Unnamed: 0,category,id,similarity_score
0,[category-4],product-5,1.0
1,[category-1],product-1,0.0
2,[category-2],product-2,0.0
3,"[category-2, category-3]",product-3,0.0
4,[category-3],product-4,0.0


On the contrary, if we se `uncategorized_as_category=False`, no `other` category will be similar to each other.

In [11]:
category_space_no_uncategorized = sl.CategoricalSimilaritySpace(
    category_input=product.category,
    categories=["category-1", "category-2", "category-3"],
    uncategorized_as_category=False,
)
product_index = sl.Index(category_space_no_uncategorized)

In [12]:
text_only_source: sl.InMemorySource = sl.InMemorySource(product)
executor = sl.InMemoryExecutor(sources=[text_only_source], indices=[product_index])
app = executor.run()

In [13]:
text_only_source.put(
    [
        {"id": "product-1", "category": "category-1"},
        {"id": "product-2", "category": "category-2"},
        {"id": "product-3", "category": "category-2"},
        {"id": "product-4", "category": "category-3"},
        {"id": "product-5", "category": "category-4"},
    ]
)

Neither category-4 to other category-4...

In [14]:
query_uncateg_not_categ = (
    sl.Query(product_index).find(product).similar(category_space_no_uncategorized, sl.Param("query_category"))
)
result_uncateg_not_categ = app.query(query_uncateg_not_categ, query_category="category-4")
sl.PandasConverter.to_pandas(result_uncateg_not_categ)

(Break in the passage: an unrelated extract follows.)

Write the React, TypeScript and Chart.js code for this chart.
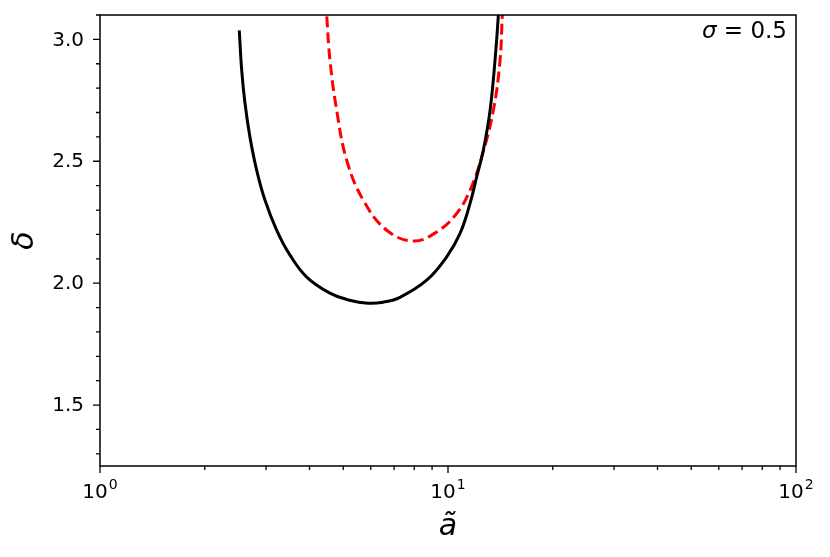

Unnamed: 0,id,similarity_score
0,product-1,0.0
1,product-2,0.0
2,product-3,0.0
3,product-4,0.0
4,product-5,0.0


...nor any `other` category to category-4.

In [15]:
result_uncateg_not_categ = app.query(query_uncateg_not_categ, query_category="something_else")
sl.PandasConverter.to_pandas(result_uncateg_not_categ)

Unnamed: 0,id,similarity_score
0,product-1,0.0
1,product-2,0.0
2,product-3,0.0
3,product-4,0.0
4,product-5,0.0